Cadde ve sokaklarda dikilen ağaçların durumunu zaman zaman incelerim. Bu ağaçların köklerinin çok dar bir şekilde betonlanması sonucu betonu çatlattıklarını görürüz. Bu tarz ağaçların durumu, ayağına çok dar bir ayakkabı giydirilen bir kişiyi andırır.
Geçen gün bir şehrin sokaklarında gördüğüm ağaç kökleri çok daha farklı idi. Ağacın etrafı betonla kaplanıldığı yetmemiş gibi otuz kırk santim de yukarıya doğru betonlanmıştı, bir kova gibi.

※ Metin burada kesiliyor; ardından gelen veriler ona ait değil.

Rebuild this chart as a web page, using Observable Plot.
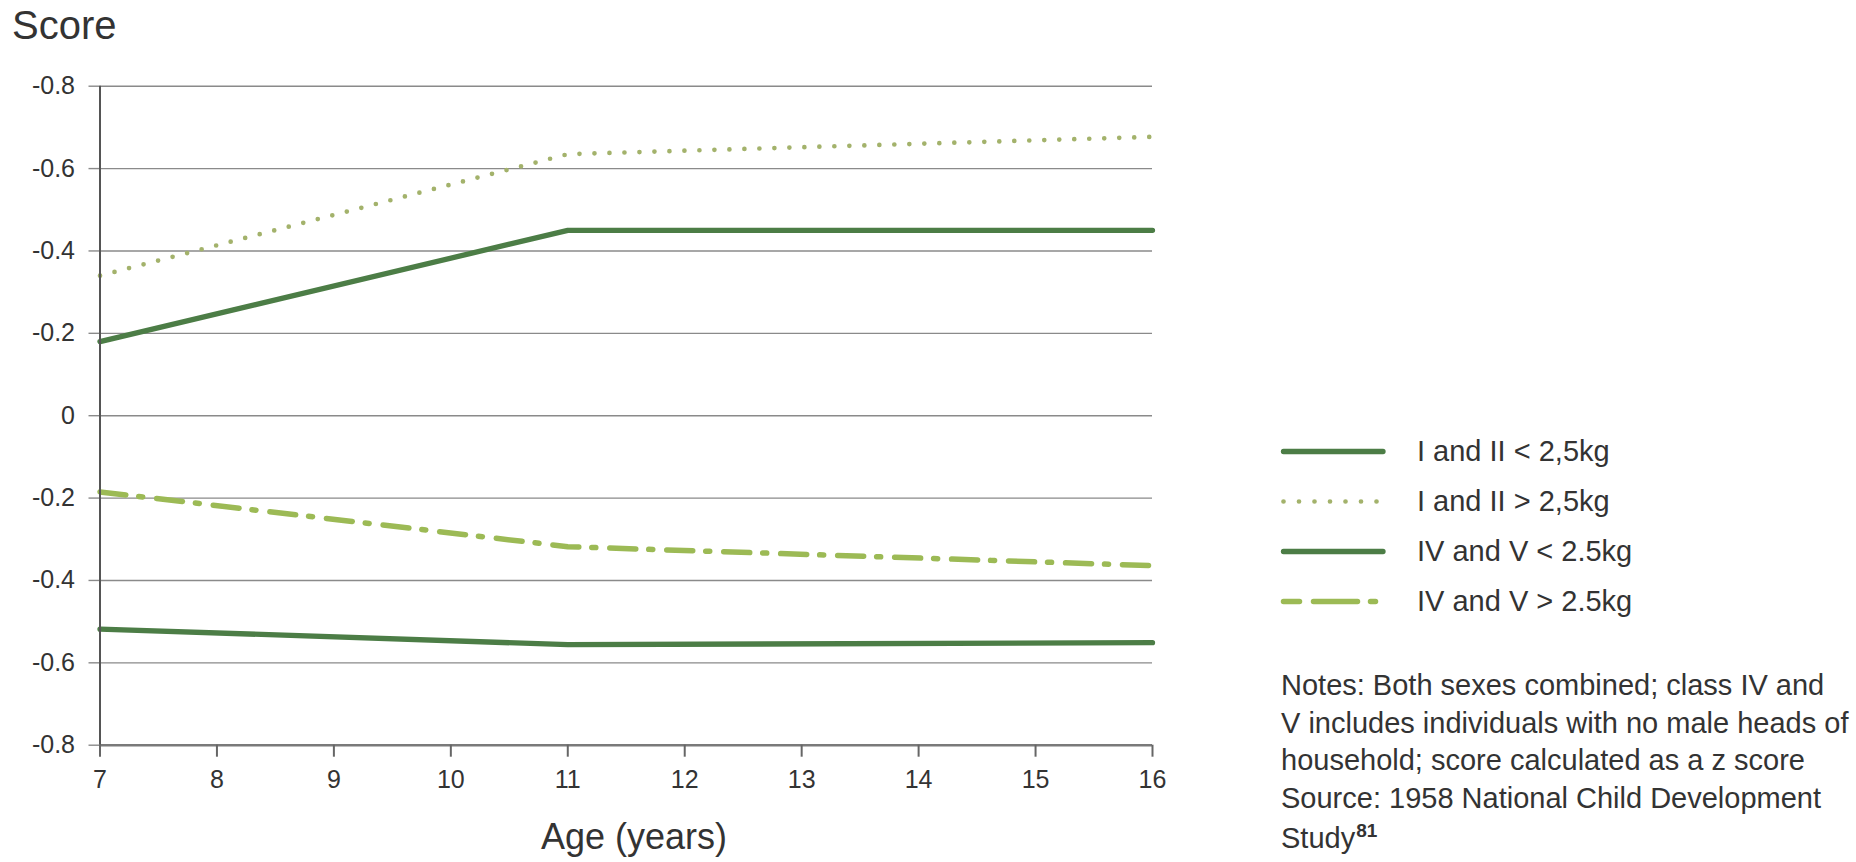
<!DOCTYPE html>
<html>
<head>
<meta charset="utf-8">
<script src="https://cdn.jsdelivr.net/npm/d3@7"></script>
<script src="https://cdn.jsdelivr.net/npm/@observablehq/plot@0.6"></script>
<style>
  html, body { margin: 0; padding: 0; background: #fff; }
  #wrap { position: relative; width: 1856px; height: 862px; overflow: hidden; background: #fff;
          font-family: "Liberation Sans", Arial, Helvetica, sans-serif; color: #333; }
  #wrap svg.plot { position: absolute; left: 0; top: 0; }
  .t { position: absolute; white-space: nowrap; line-height: 1; }
</style>
</head>
<body>
<div id="wrap"></div>
<script>
// ---- data ----
const ages = [7, 11, 16];
const xTicks = [7, 8, 9, 10, 11, 12, 13, 14, 15, 16];
const xTickLabels = ["7", "8", "9", "10", "11", "12", "13", "14", "15", "16"];
const yTicks = [0.8, 0.6, 0.4, 0.2, 0, -0.2, -0.4, -0.6, -0.8];
const yTickLabels = ["-0.8", "-0.6", "-0.4", "-0.2", "0", "-0.2", "-0.4", "-0.6", "-0.8"];
const seriesNames = ["I and II < 2,5kg", "I and II > 2,5kg", "IV and V < 2.5kg", "IV and V > 2.5kg"];
const s1 = [0.18, 0.45, 0.45];       // I and II < 2,5kg
const s2 = [0.34, 0.635, 0.677];     // I and II > 2,5kg
const s3 = [-0.518, -0.556, -0.551]; // IV and V < 2.5kg
const s4 = [-0.185, -0.318, -0.364]; // IV and V > 2.5kg
const yTitle = "Score";
const xTitle = "Age (years)";
const noteLines = [
  "Notes: Both sexes combined; class IV and",
  "V includes individuals with no male heads of",
  "household; score calculated as a z score",
  "Source: 1958 National Child Development",
  "Study"
];
const noteSup = "81";

// ---- styles ----
const darkGreen = "#4c7d46";
const dotGreen = "#a3b26b";
const dashGreen = "#9cba55";
const styles = [
  {stroke: darkGreen, strokeWidth: 5.3, strokeLinecap: "round"},
  {stroke: dotGreen, strokeWidth: 4.7, strokeDasharray: "0 15", strokeLinecap: "round"},
  {stroke: darkGreen, strokeWidth: 5.3, strokeLinecap: "round"},
  {stroke: dashGreen, strokeWidth: 5.5, strokeDasharray: "26 13 4 14", strokeLinecap: "round"}
];
const allSeries = [s1, s2, s3, s4];
const table = allSeries.map((s, k) => ages.map((a, i) => ({age: a, value: s[i], series: seriesNames[k]})));

const chart = Plot.plot({
  width: 1856,
  height: 862,
  marginLeft: 99.5,
  marginRight: 704,
  marginTop: 85.7,
  marginBottom: 117.3,
  x: {domain: [7, 16], axis: null},
  y: {domain: [-0.8, 0.8], axis: null},
  style: {fontFamily: "'Liberation Sans', Arial, Helvetica, sans-serif", color: "#333", background: "transparent"},
  marks: [
    Plot.ruleY(yTicks.filter(v => v !== -0.8), {x1: 7, x2: 16, stroke: "#8a8a8a", strokeWidth: 1.4}),
    Plot.axisY(yTicks, {
      tickSize: 11, tickPadding: 14, fontSize: 25,
      tickFormat: d => yTickLabels[yTicks.indexOf(d)],
      stroke: "#8a8a8a", strokeWidth: 1.4, fill: "#333", label: null
    }),
    ...table.map((rows, k) => Plot.line(rows, {x: "age", y: "value", ...styles[k]})),
    Plot.ruleY([-0.8], {x1: 7, x2: 16, stroke: "#7a7a7a", strokeWidth: 2.6}),
    Plot.ruleX([7], {y1: -0.8, y2: 0.8, stroke: "#555", strokeWidth: 2}),
    Plot.axisX(xTicks, {
      tickSize: 12, tickPadding: 13, fontSize: 25,
      tickFormat: d => xTickLabels[xTicks.indexOf(d)],
      stroke: "#666", strokeWidth: 2, fill: "#333", label: null
    })
  ]
});
chart.classList.add("plot");
const wrap = document.getElementById("wrap");
wrap.appendChild(chart);

// ---- text helpers (line-height 1, baseline ≈ top + 0.8465*fs) ----
function addText(str, left, baseline, fs, extra = {}) {
  const d = document.createElement("div");
  d.className = "t";
  d.textContent = str;
  d.style.left = left + "px";
  d.style.top = (baseline - 0.8465 * fs) + "px";
  d.style.fontSize = fs + "px";
  Object.assign(d.style, extra);
  wrap.appendChild(d);
  return d;
}

addText(yTitle, 12, 39, 40);
addText(xTitle, 541, 849, 36);

// ---- legend ----
const legendBase = [461.7, 511.7, 561.7, 611.7];
const legendLineY = [451.5, 501.5, 551.5, 601.5];
const ns = "http://www.w3.org/2000/svg";
const lsvg = document.createElementNS(ns, "svg");
lsvg.setAttribute("width", 1856);
lsvg.setAttribute("height", 862);
lsvg.style.position = "absolute";
lsvg.style.left = "0px";
lsvg.style.top = "0px";
const legendDash = [null, "0 15.5", null, "16 14 44 13 5"];
seriesNames.forEach((name, k) => {
  const ln = document.createElementNS(ns, "line");
  const st = styles[k];
  ln.setAttribute("x1", 1283.5);
  ln.setAttribute("x2", 1383);
  ln.setAttribute("y1", legendLineY[k]);
  ln.setAttribute("y2", legendLineY[k]);
  ln.setAttribute("stroke", st.stroke);
  ln.setAttribute("stroke-width", st.strokeWidth);
  ln.setAttribute("stroke-linecap", "round");
  if (legendDash[k]) ln.setAttribute("stroke-dasharray", legendDash[k]);
  lsvg.appendChild(ln);
  addText(name, 1417, legendBase[k], 29);
});
wrap.appendChild(lsvg);

// ---- notes ----
const noteFs = 29, noteLH = 37.5, noteFirstBase = 696;
noteLines.forEach((line, i) => {
  const d = addText(line, 1281, noteFirstBase + i * noteLH, noteFs);
  if (i === noteLines.length - 1) {
    const sup = document.createElement("span");
    sup.textContent = noteSup;
    sup.style.fontSize = "19px";
    sup.style.fontWeight = "bold";
    sup.style.verticalAlign = "11px";
    sup.style.marginLeft = "1px";
    d.appendChild(sup);
  }
});
</script>
</body>
</html>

Yukarı doğru yapılan beton kırıldığı için ağacın kökleri gidecek toprak bulamayınca birbirine sarılmış, adeta bağdaş kurmuş bir kişinin ayaklarına benzemişti.
Toprağı kendimizden uzaklaştırdığımız yetmezmiş gibi, toprakla yaprağın dostluğunu da kıskanarak ortadan kaldırmışız. Adeta şunu demek istemişiz: “Ey ağaç kendimize çok gördüğümüz toprağın yüzünü sana da göstermeyiz!”
Kendi yaratılış mayamız olan toprağa böylesine düşmanlığı anlamak mümkün değil. Şehir planlayıcıları nasıl ki yeni şehirlerde mezarlığı şehrin dışına attıysa, toprağı da şehrin dışına atmış. Ve böyle bir şehirde yaşayan insanların başı dertten kurtulmuyor. Hem topraktan güç alamıyor, hem de kötü düşüncelerini toprağın altına gömemiyor.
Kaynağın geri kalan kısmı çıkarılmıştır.